Third, God’s pleasure gifts are to produce an attitude of worship.
Paul writes that these gifts are “sanctified by means of the word of God and prayer” (1 Tim 4:5). Sanctified means set apart unto God. It means to take something and use it for the Lord’s glory and honor. Everything, from the most material to the most ethereal is to be sanctified to God.
Paul is not saying that we are to turn every form of entertainment into a Bible study or prayer time, but rather that everything we do is to be motivated by and controlled by daily study of the Word and constant prayer. Entertainment is not a time does to take a hiatus from honoring God’s Word and praying about all things. You can have a great time and honor God the whole way through.
This morning I ate a piece of toast. I did not get out my Bible and memorize a verse while I was eating it, nor did I necessarily say a prayer while swallowing that crispy bite of butter-lathered bread. But I can eat that toast, remembering the God who gave it to me, and I can use the energy received from that toast to serve others throughout my day. Even the most material of pleasures can be enjoyed with total worship, if we remember the God who gave them to us. You can throw a baseball with every bit as much worship as you sing a praise song. That’s why Paul wrote, “Whether, then, you eat or drink or whatever you do, do all to the glory of God” (1 Cor 10:31).
Some God-created pleasures have been so twisted and inoculated with perversion that people really believe that Satan created them. Sensual dancing, drugs, smoking or drunkenness, how could these things be created by God?

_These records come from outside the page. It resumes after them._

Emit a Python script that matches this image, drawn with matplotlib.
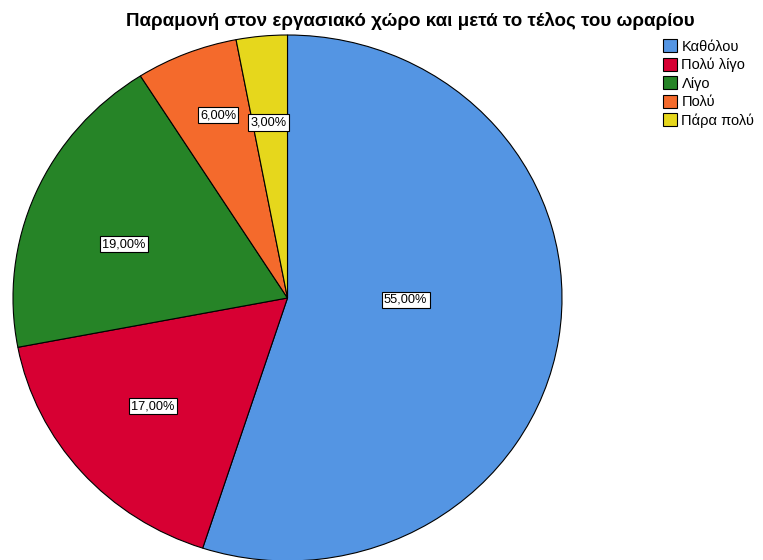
import numpy as np
import matplotlib
matplotlib.use("Agg")
import matplotlib.pyplot as plt
from matplotlib.patches import Patch

title = "Παραμονή στον εργασιακό χώρο και μετά το τέλος του ωραρίου"
categories = ["Καθόλου", "Πολύ λίγο", "Λίγο", "Πολύ", "Πάρα πολύ"]
percent = [55.0, 17.0, 19.0, 6.0, 3.0]
colors = ["#5495E3", "#D70033", "#268427", "#F46A2C", "#E6D71C"]
# label placement (fraction of radius, angle in degrees)
label_radius = [0.43, 0.64, 0.63, 0.74, 0.67]
label_angle = [-1.0, -140.0, 161.0, 110.0, 96.0]

W, H = 763, 560
fig = plt.figure(figsize=(W / 100, H / 100), dpi=100)
plt.rcParams["font.family"] = ["Liberation Sans", "DejaVu Sans"]

# pie axes: slightly wider than tall, extends to bottom edge
left, right, top, bottom = 13, 562, 35, 561
ax = fig.add_axes([left / W, (H - bottom) / H, (right - left) / W, (bottom - top) / H])
wedges, _ = ax.pie(percent, colors=colors, startangle=90, counterclock=False,
                   wedgeprops=dict(edgecolor="black", linewidth=0.8))
ax.set_aspect("auto")
ax.set_xlim(-1, 1)
ax.set_ylim(-1, 1)
ax.axis("off")
for w in wedges:
    w.set_clip_on(False)

for p, r, a in zip(percent, label_radius, label_angle):
    t = np.deg2rad(a)
    ax.text(r * np.cos(t), r * np.sin(t), f"{p:.2f}%".replace(".", ","),
            ha="center", va="center", fontsize=9.2,
            bbox=dict(boxstyle="square,pad=0.18", facecolor="white",
                      edgecolor="black", linewidth=0.8))

fig.text(410 / W, 1 - 21 / H, title, ha="center", va="center",
         fontsize=13.5, fontweight="bold")

handles = [Patch(facecolor=c, edgecolor="black", linewidth=0.8) for c in colors]
fig.legend(handles, categories, loc="upper left", bbox_to_anchor=(653 / W, 1 - 29 / H),
           frameon=False, fontsize=10.5, handlelength=0.95, handleheight=1.0,
           handletextpad=0.3, labelspacing=0.27, borderpad=0.2)

fig.savefig("out.png", dpi=100)
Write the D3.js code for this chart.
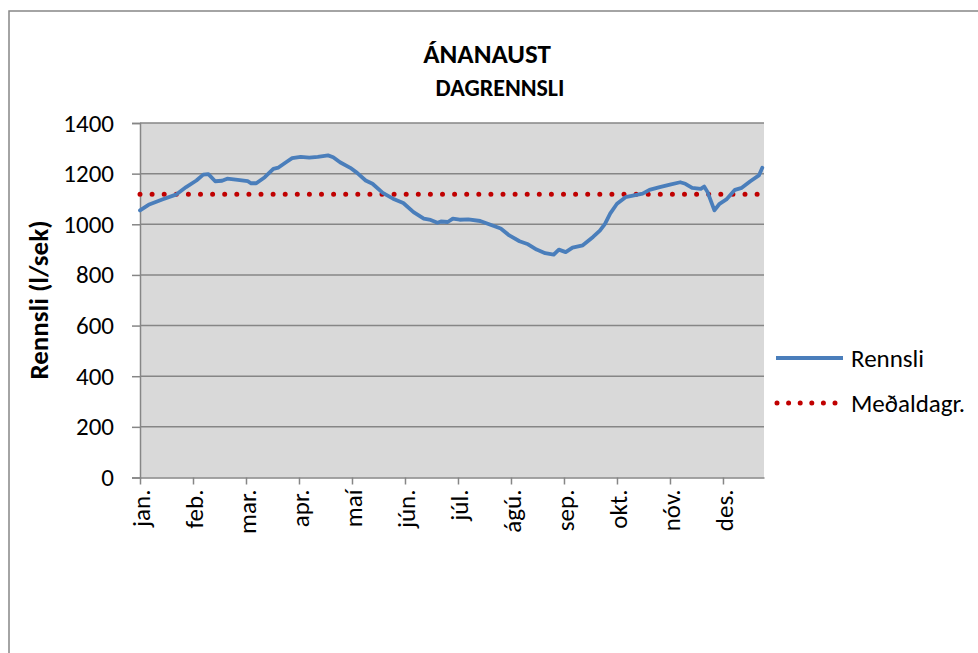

But Satan never created a thing. He only twists what God already made. When God created the world, He saw that it was good. In 1 Timothy 3:4, Paul says that “everything created by God is good.” The tobacco leaf.1 Grape juice (the first source of alcohol). The coca bush (from which cocaine is made2). Sulfur, charcoal and saltpeter (which combined make gun powder). The art of dancing. Satan did not create these things. God did. It is how they are used that determines whether or not they are sinful.
Endnotes
1. Tobacco comes from the plants nicotiana tabacum and nicotiana rustic.